Tuesday, 02 January 2024 12:17 GMT

India Set To Double Sugar Export Quota To 2 MT


(MENAFN- KNN India) New Delhi, Nov 6 (KNN) India may double its sugar export quota to 2 million metric tonnes in the 2025–26 season as reduced diversion of sugar for ethanol production is expected to leave a larger domestic surplus, industry officials said.

The development could add downward pressure on global sugar prices, with benchmark New York and London futures already hovering near five-year lows.

The world's second-largest sugar producer had been a leading exporter until last year, averaging 6.8 million tonnes of shipments annually between 2018–19 and 2022–23, according to ET.

However, exports were curtailed to just 1 million tonnes in 2023–24 after drought conditions led the government to impose restrictions.

“If you are talking about likely export volumes for this season, we're looking at up to 2 million tonnes of sugar going out of the country,” said Deepak Ballani, Director General, Indian Sugar & Bio-Energy Manufacturers Association (ISMA).

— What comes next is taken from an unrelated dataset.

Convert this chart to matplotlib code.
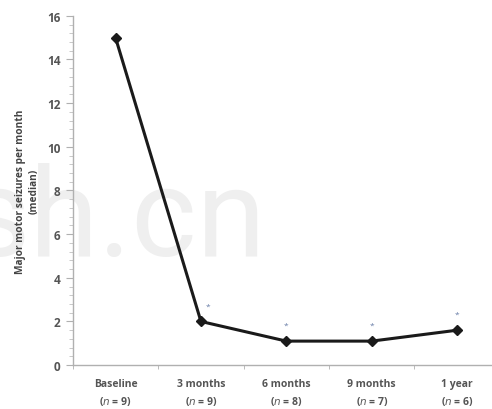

India's net sugar output for the 2025–26 season, which began on October 1, is estimated at 30.95 million tonnes, up 18.5 per cent from the previous year, after diverting around 3.4 million tonnes for ethanol production, according to ISMA data.

The industry had initially projected a diversion of 4.5-5 million tonnes, but only 28 per cent of the total ethanol allocation came from sugar-based feedstock, with the remainder sourced from grains and other materials.

The sugar industry has urged the government to permit exports early in the season to take advantage of a brief three-month window before Brazil's new crop hits the global market and weighs on prices, said Prakash Naiknavare, Managing Director of the National Federation of Cooperative Sugar Factories (NFCSF).
While domestic sugar prices currently remain higher than international rates, mills expect export parity by early December as fresh supplies begin to temper local markets.

Ballani noted that many mills, having expanded ethanol production capacity to meet the government's 20 per cent ethanol-blending target, are now facing underutilisation due to reduced feedstock diversion.

“Sugar mills will incur losses due to large unutilised capacity for ethanol, and they will have to produce more sugar,” he said.

Industry representatives maintain that timely government approval for sugar exports would help balance the domestic market, reduce inventory pressure, and ensure mills can maintain cash flows for cane payments during the peak crushing season.